### Written exercise
Report only how many lines of the entries below contain the string "this".
◆ ◆ ◆
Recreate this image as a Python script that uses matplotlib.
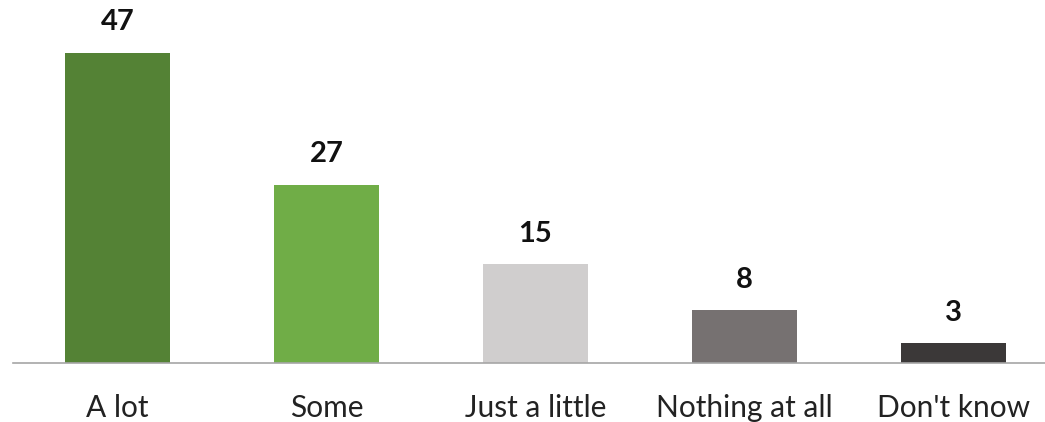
import matplotlib
matplotlib.use("Agg")
import matplotlib.pyplot as plt

categories = ["A lot", "Some", "Just a little", "Nothing at all", "Don't know"]
values = [47, 27, 15, 8, 3]
colors = ["#548235", "#70AD47", "#D0CECE", "#767171", "#3B3838"]

plt.rcParams['font.family'] = ['Lato', 'DejaVu Sans']

fig = plt.figure(figsize=(10.45, 4.22), dpi=100)
ax = fig.add_axes([13/1045, 1 - 363/422, 1032/1045, 330/422])
x = list(range(len(categories)))
ax.bar(x, values, width=0.502, color=colors)
ax.set_xlim(-0.5, -0.5 + 1032/209)
ax.set_ylim(0, 50)
for xi, v in zip(x, values):
    ax.annotate(str(v), (xi, v), xytext=(0, 12.5), textcoords='offset points',
                ha='center', va='bottom', fontsize=21, fontweight='bold', color='#111111')
ax.set_xticks(x)
ax.set_xticklabels(categories, fontsize=21.5, color='#222222')
ax.tick_params(axis='x', length=0, pad=22)
ax.set_yticks([])
for s in ['top', 'right', 'left']:
    ax.spines[s].set_visible(False)
ax.spines['bottom'].set_color('#A6A6A6')
ax.spines['bottom'].set_linewidth(1.2)
fig.savefig("out.png", dpi=100)
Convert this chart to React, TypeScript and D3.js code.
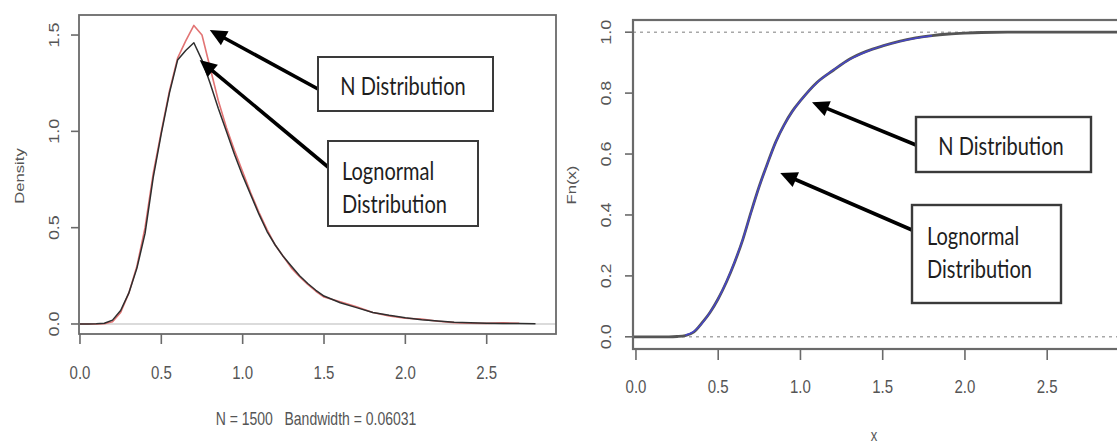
import React from "react";
import * as d3 from "d3";

// ---------- data ----------
const densityX = [
  0.0, 0.05, 0.1, 0.15, 0.2, 0.25, 0.3, 0.35, 0.4, 0.45, 0.5, 0.55, 0.6, 0.65, 0.7, 0.75, 0.8, 0.85, 0.9, 0.95,
  1.0, 1.05, 1.1, 1.15, 1.2, 1.25, 1.3, 1.35, 1.4, 1.45, 1.5, 1.6, 1.7, 1.8, 1.9, 2.0, 2.1, 2.2, 2.3, 2.4, 2.5,
  2.6, 2.7, 2.8,
];
const lognormalDensity = [
  0, 0, 0.001, 0.004, 0.02, 0.07, 0.16, 0.29, 0.47, 0.76, 0.99, 1.2, 1.37, 1.42, 1.46, 1.37, 1.25, 1.12, 1.0, 0.88,
  0.77, 0.67, 0.57, 0.48, 0.41, 0.35, 0.3, 0.25, 0.21, 0.175, 0.145, 0.11, 0.085, 0.06, 0.045, 0.032, 0.022, 0.015,
  0.009, 0.006, 0.004, 0.003, 0.002, 0.001,
];
const nDensity = [
  0, 0, 0, 0.002, 0.012, 0.06, 0.16, 0.3, 0.5, 0.78, 1.0, 1.21, 1.38, 1.47, 1.55, 1.5, 1.33, 1.16, 1.02, 0.9,
  0.79, 0.68, 0.58, 0.49, 0.41, 0.35, 0.29, 0.245, 0.205, 0.17, 0.14, 0.115, 0.09, 0.06, 0.042, 0.03, 0.025, 0.014,
  0.007, 0.004, 0.003, 0.006, 0.004, 0.0,
];

const cdfX = [
  -0.02, 0.2, 0.25, 0.3, 0.35, 0.4, 0.45, 0.5, 0.55, 0.6, 0.65, 0.7, 0.75, 0.8, 0.85, 0.9, 0.95, 1.0, 1.1, 1.2, 1.3,
  1.4, 1.5, 1.6, 1.7, 1.8, 1.9, 2.0, 2.1, 2.26, 3.0,
];
const empiricalCdf = [
  0, 0, 0.001, 0.004, 0.015, 0.045, 0.08, 0.125, 0.18, 0.245, 0.32, 0.41, 0.495, 0.57, 0.64, 0.695, 0.74, 0.775,
  0.835, 0.875, 0.912, 0.937, 0.955, 0.97, 0.981, 0.989, 0.994, 0.997, 0.999, 1.0, 1.0,
];
const theoreticalX = [0.3, 0.35, 0.4, 0.45, 0.5, 0.55, 0.6, 0.65, 0.7, 0.75, 0.8, 0.85, 0.9, 0.95, 1.0, 1.1, 1.2, 1.3, 1.4, 1.5, 1.6, 1.7, 1.8];
const theoreticalCdf = [
  0.005, 0.017, 0.043, 0.08, 0.125, 0.181, 0.246, 0.321, 0.409, 0.494, 0.569, 0.639, 0.694, 0.739, 0.775, 0.834,
  0.876, 0.911, 0.936, 0.955, 0.969, 0.98, 0.988,
];

const densityXTicks = [0, 0.5, 1.0, 1.5, 2.0, 2.5];
const densityYTicks = [0, 0.5, 1.0, 1.5];
const cdfXTicks = [0, 0.5, 1.0, 1.5, 2.0, 2.5];
const cdfYTicks = [0, 0.2, 0.4, 0.6, 0.8, 1.0];

const subtitle = "N = 1500   Bandwidth = 0.06031";

// ---------- helpers ----------
const AXIS = "#6a6a6a";
const TICKTXT = "#555";
const SY = 1.28;

function T({ x, y, size, children, rot = false, anchor = "middle", family = "'Liberation Sans', Arial, sans-serif", fill = TICKTXT, weight = 400 }: any) {
  const tr = `translate(${x},${y}) scale(1,${SY})` + (rot ? " rotate(-90)" : "");
  return (
    <text transform={tr} fontSize={size} fontFamily={family} fill={fill} textAnchor={anchor} dominantBaseline="central" fontWeight={weight} style={{ whiteSpace: "pre" }}>
      {children}
    </text>
  );
}

function Arrow({ x1, y1, x2, y2 }: any) {
  const ang = Math.atan2(y2 - y1, x2 - x1);
  const L = 17, W = 8;
  const bx = x2 - L * Math.cos(ang), by = y2 - L * Math.sin(ang);
  const px = -Math.sin(ang) * W, py = Math.cos(ang) * W;
  return (
    <g>
      <line x1={x1} y1={y1} x2={bx + 3 * Math.cos(ang)} y2={by + 3 * Math.sin(ang)} stroke="#000" strokeWidth={3.6} />
      <polygon points={`${x2},${y2} ${bx + px},${by + py} ${bx - px},${by - py}`} fill="#000" />
    </g>
  );
}

const ANN = "Lato, 'Open Sans', sans-serif";

export default function App() {
  // left panel scales
  const xL = d3.scaleLinear().domain([-0.006, 2.926]).range([79, 556]);
  const yL = d3.scaleLinear().domain([-0.052, 1.604]).range([334, 15]);
  // right panel scales
  const xR = d3.scaleLinear().domain([-0.018, 2.973]).range([633, 1125]);
  const yR = d3.scaleLinear().domain([-0.04, 1.04]).range([349, 20]);

  const lineL = d3.line<number>().x((_, i) => xL(densityX[i])).y((d) => yL(d));
  const lineRedPts = densityX.map((x, i) => [x, nDensity[i]] as [number, number]).filter((p) => p[0] <= 2.72);
  const lineRed = d3.line<[number, number]>().x((d) => xL(d[0])).y((d) => yL(d[1]));

  const ecdfLine = d3
    .line<number>()
    .x((_, i) => xR(cdfX[i]))
    .y((d) => yR(d))
    .curve(d3.curveMonotoneX);
  const theoLine = d3
    .line<number>()
    .x((_, i) => xR(theoreticalX[i]))
    .y((d) => yR(d))
    .curve(d3.curveMonotoneX);

  const [l0, l1] = xL.range();
  const [b0, t0] = yL.range();
  const [r0, r1] = xR.range();
  const [b1, t1] = yR.range();

  return (
    <svg width={1117} height={444} style={{ position: "fixed", left: 0, top: 0, background: "#fff" }}>
      <defs>
        <clipPath id="clipL">
          <rect x={l0} y={t0} width={l1 - l0} height={b0 - t0} />
        </clipPath>
        <clipPath id="clipR">
          <rect x={r0} y={t1} width={r1 - r0} height={b1 - t1} />
        </clipPath>
      </defs>
      <rect x={0} y={0} width={1117} height={444} fill="#fff" />

      {/* ---------- LEFT PANEL ---------- */}
      <g clipPath="url(#clipL)">
        <line x1={l0} x2={l1} y1={yL(0)} y2={yL(0)} stroke="#b8b8b8" strokeWidth={1.2} />
        <path d={lineRed(lineRedPts) || ""} fill="none" stroke="#e27474" strokeWidth={1.6} strokeLinejoin="round" />
        <path d={lineL(lognormalDensity) || ""} fill="none" stroke="#2e2e2e" strokeWidth={1.5} strokeLinejoin="round" />
      </g>
      <rect x={l0} y={t0} width={l1 - l0} height={b0 - t0} fill="none" stroke={AXIS} strokeWidth={1.8} />
      {densityXTicks.map((t) => (
        <g key={"lx" + t}>
          <line x1={xL(t)} x2={xL(t)} y1={b0} y2={b0 + 10} stroke={AXIS} strokeWidth={1.6} />
          <T x={xL(t)} y={372} size={15}>{t.toFixed(1)}</T>
        </g>
      ))}
      {densityYTicks.map((t) => (
        <g key={"ly" + t}>
          <line x1={l0} x2={l0 - 8} y1={yL(t)} y2={yL(t)} stroke={AXIS} strokeWidth={1.6} />
          <T x={54} y={yL(t)} size={14} rot>{t.toFixed(1)}</T>
        </g>
      ))}
      <T x={19} y={176} size={13} rot>Density</T>
      <T x={316} y={418} size={14}>{subtitle}</T>

      {/* left annotations */}
      <Arrow x1={318} y1={89} x2={xL(0.798)} y2={yL(1.526)} />
      <Arrow x1={328} y1={167} x2={xL(0.736)} y2={yL(1.37)} />
      <rect x={318} y={57} width={175} height={54} fill="#fff" stroke="#3a3a3a" strokeWidth={2} />
      <T x={403} y={85} size={20} family={ANN} fill="#1e1e1e">N Distribution</T>
      <rect x={328} y={141} width={150} height={85} fill="#fff" stroke="#3a3a3a" strokeWidth={2} />
      <T x={342} y={170} size={20} family={ANN} fill="#1e1e1e" anchor="start">Lognormal</T>
      <T x={342} y={203} size={20} family={ANN} fill="#1e1e1e" anchor="start">Distribution</T>

      {/* ---------- RIGHT PANEL ---------- */}
      <g clipPath="url(#clipR)">
        <line x1={r0} x2={r1} y1={yR(0)} y2={yR(0)} stroke="#a8a8a8" strokeWidth={1.6} strokeDasharray="3,4" />
        <line x1={r0} x2={r1} y1={yR(1)} y2={yR(1)} stroke="#a8a8a8" strokeWidth={1.6} strokeDasharray="3,4" />
        <path d={ecdfLine(empiricalCdf) || ""} fill="none" stroke="#555" strokeWidth={2.8} />
        <path d={theoLine(theoreticalCdf) || ""} fill="none" stroke="#4646c8" strokeWidth={1.5} />
      </g>
      <rect x={r0} y={t1} width={r1 - r0} height={b1 - t1} fill="none" stroke={AXIS} strokeWidth={2.2} />
      {cdfXTicks.map((t) => (
        <g key={"rx" + t}>
          <line x1={xR(t)} x2={xR(t)} y1={b1} y2={b1 + 11} stroke={AXIS} strokeWidth={1.6} />
          <T x={xR(t)} y={386} size={15}>{t.toFixed(1)}</T>
        </g>
      ))}
      {cdfYTicks.map((t) => (
        <g key={"ry" + t}>
          <line x1={r0} x2={r0 - 8} y1={yR(t)} y2={yR(t)} stroke={AXIS} strokeWidth={1.6} />
          <T x={606} y={yR(t)} size={14} rot>{t.toFixed(1)}</T>
        </g>
      ))}
      <T x={571} y={185} size={13} rot>Fn(x)</T>
      <T x={874} y={435} size={13}>x</T>

      {/* right annotations */}
      <Arrow x1={916} y1={145} x2={xR(1.07)} y2={yR(0.77)} />
      <Arrow x1={912} y1={230} x2={xR(0.877)} y2={yR(0.538)} />
      <rect x={916} y={117} width={175} height={55} fill="#fff" stroke="#3a3a3a" strokeWidth={2.4} />
      <T x={1001} y={145} size={20} family={ANN} fill="#1e1e1e">N Distribution</T>
      <rect x={912} y={205} width={149} height={98} fill="#fff" stroke="#3a3a3a" strokeWidth={2.4} />
      <T x={927} y={235} size={20} family={ANN} fill="#1e1e1e" anchor="start">Lognormal</T>
      <T x={927} y={268} size={20} family={ANN} fill="#1e1e1e" anchor="start">Distribution</T>
    </svg>
  );
}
◆ ◆ ◆
### Expected answer
2